Written instruction >> Only one stretch of the data below should be repeated: the lines from the line containing "Give me the Plotly source for this chart." through the line containing "import plotly.graph_objects as go", inclusive, exactly as they are.

Material to process >>
Begin
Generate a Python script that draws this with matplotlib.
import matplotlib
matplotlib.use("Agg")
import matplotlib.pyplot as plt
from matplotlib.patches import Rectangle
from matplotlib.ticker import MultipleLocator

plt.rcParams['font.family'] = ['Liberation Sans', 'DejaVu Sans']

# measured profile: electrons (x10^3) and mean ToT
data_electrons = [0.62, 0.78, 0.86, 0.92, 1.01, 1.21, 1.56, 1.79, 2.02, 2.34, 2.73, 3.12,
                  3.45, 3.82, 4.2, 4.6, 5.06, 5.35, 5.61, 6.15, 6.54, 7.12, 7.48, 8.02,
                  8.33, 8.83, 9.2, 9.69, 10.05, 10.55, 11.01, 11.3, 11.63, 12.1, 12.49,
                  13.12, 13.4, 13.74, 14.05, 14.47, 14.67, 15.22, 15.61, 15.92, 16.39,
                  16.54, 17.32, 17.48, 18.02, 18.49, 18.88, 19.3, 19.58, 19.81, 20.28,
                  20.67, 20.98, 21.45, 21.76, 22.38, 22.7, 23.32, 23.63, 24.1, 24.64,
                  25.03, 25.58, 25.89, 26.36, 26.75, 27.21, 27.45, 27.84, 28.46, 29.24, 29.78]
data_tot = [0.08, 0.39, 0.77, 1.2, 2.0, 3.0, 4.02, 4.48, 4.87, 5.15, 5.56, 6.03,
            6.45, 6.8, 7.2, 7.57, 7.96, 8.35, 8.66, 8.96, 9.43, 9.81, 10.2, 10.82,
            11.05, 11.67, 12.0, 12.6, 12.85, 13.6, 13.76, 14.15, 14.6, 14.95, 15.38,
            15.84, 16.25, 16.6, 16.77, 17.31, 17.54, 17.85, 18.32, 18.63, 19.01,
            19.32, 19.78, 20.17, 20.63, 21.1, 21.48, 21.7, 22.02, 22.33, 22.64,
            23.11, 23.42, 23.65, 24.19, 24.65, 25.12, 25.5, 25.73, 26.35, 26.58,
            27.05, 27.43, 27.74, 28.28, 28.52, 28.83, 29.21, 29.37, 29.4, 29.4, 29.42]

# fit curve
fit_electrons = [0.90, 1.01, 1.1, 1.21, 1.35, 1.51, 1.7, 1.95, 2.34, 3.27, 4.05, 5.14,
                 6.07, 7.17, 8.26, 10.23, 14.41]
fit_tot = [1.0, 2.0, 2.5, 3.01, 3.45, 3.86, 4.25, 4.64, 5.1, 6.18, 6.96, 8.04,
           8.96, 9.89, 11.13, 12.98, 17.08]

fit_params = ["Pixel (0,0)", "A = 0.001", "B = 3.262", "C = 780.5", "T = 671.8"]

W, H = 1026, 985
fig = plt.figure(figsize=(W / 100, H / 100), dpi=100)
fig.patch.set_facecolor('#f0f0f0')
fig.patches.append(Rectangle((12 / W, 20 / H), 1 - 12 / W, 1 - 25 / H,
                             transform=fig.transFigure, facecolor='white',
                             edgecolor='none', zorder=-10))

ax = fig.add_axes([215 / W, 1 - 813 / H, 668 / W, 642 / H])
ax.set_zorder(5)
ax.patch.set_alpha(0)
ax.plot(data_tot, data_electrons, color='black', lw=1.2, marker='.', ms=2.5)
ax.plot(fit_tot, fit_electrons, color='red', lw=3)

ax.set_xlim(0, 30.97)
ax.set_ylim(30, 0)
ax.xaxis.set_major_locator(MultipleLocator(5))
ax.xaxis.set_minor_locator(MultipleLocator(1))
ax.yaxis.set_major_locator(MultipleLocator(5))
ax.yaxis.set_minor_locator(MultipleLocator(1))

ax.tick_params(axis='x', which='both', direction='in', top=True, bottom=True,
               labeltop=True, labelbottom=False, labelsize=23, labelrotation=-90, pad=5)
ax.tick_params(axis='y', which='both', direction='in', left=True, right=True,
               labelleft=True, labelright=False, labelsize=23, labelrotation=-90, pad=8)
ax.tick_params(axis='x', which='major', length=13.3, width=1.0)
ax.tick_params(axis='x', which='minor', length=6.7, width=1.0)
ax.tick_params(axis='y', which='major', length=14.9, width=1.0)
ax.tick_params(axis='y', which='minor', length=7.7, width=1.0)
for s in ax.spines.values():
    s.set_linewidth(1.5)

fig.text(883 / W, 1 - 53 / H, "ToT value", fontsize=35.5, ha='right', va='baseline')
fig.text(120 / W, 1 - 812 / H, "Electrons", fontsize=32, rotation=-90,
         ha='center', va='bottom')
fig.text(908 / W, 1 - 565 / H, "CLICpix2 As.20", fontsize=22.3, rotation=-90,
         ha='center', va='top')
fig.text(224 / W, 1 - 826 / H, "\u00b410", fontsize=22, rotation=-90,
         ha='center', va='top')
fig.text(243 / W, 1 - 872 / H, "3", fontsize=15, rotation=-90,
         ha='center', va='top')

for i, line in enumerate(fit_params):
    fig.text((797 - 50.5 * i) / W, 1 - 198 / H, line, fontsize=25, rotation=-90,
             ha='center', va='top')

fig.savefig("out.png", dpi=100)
End
Begin
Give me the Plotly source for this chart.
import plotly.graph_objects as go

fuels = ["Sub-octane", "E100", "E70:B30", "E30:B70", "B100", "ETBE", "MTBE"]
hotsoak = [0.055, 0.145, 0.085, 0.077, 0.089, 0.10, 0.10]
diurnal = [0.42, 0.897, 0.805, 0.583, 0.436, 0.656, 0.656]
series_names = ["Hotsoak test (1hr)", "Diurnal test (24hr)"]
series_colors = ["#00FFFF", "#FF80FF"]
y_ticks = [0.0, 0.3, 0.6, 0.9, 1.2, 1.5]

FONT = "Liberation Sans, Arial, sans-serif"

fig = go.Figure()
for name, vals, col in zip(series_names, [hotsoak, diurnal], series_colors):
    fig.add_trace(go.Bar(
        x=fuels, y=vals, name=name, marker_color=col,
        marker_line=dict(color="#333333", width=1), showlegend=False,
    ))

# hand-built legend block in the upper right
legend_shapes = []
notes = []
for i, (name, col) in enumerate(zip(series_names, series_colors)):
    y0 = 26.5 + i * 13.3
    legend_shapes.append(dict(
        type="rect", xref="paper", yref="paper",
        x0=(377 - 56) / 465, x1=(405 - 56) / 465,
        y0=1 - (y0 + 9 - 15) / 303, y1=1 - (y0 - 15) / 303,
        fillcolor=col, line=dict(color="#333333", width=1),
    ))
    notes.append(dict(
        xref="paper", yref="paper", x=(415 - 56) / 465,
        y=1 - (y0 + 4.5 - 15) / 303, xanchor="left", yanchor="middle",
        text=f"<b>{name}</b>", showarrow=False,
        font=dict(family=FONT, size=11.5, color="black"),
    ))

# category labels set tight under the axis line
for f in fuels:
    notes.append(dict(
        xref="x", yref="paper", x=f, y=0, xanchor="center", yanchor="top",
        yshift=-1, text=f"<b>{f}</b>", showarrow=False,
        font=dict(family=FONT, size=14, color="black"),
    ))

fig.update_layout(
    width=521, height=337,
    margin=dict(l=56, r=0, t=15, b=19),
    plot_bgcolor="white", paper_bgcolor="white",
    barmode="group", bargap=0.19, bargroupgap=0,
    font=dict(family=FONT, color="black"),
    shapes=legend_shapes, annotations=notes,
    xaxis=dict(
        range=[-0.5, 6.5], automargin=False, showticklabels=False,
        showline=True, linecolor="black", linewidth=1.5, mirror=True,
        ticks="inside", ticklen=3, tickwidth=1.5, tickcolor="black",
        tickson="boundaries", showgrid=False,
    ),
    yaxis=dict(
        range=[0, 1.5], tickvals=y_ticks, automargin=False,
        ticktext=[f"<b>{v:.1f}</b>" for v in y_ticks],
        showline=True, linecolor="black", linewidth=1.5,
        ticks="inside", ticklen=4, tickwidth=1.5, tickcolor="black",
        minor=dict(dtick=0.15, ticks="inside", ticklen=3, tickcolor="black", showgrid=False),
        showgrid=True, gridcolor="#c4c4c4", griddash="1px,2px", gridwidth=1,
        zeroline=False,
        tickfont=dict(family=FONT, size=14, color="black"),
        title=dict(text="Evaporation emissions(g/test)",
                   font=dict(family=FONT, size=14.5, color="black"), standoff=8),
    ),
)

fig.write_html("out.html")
End
Begin
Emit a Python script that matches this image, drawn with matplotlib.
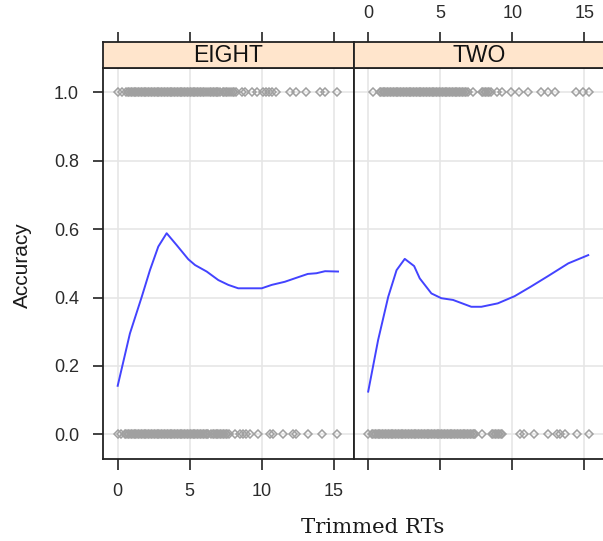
End
Answer to this exercise >>
Give me the Plotly source for this chart.
import plotly.graph_objects as go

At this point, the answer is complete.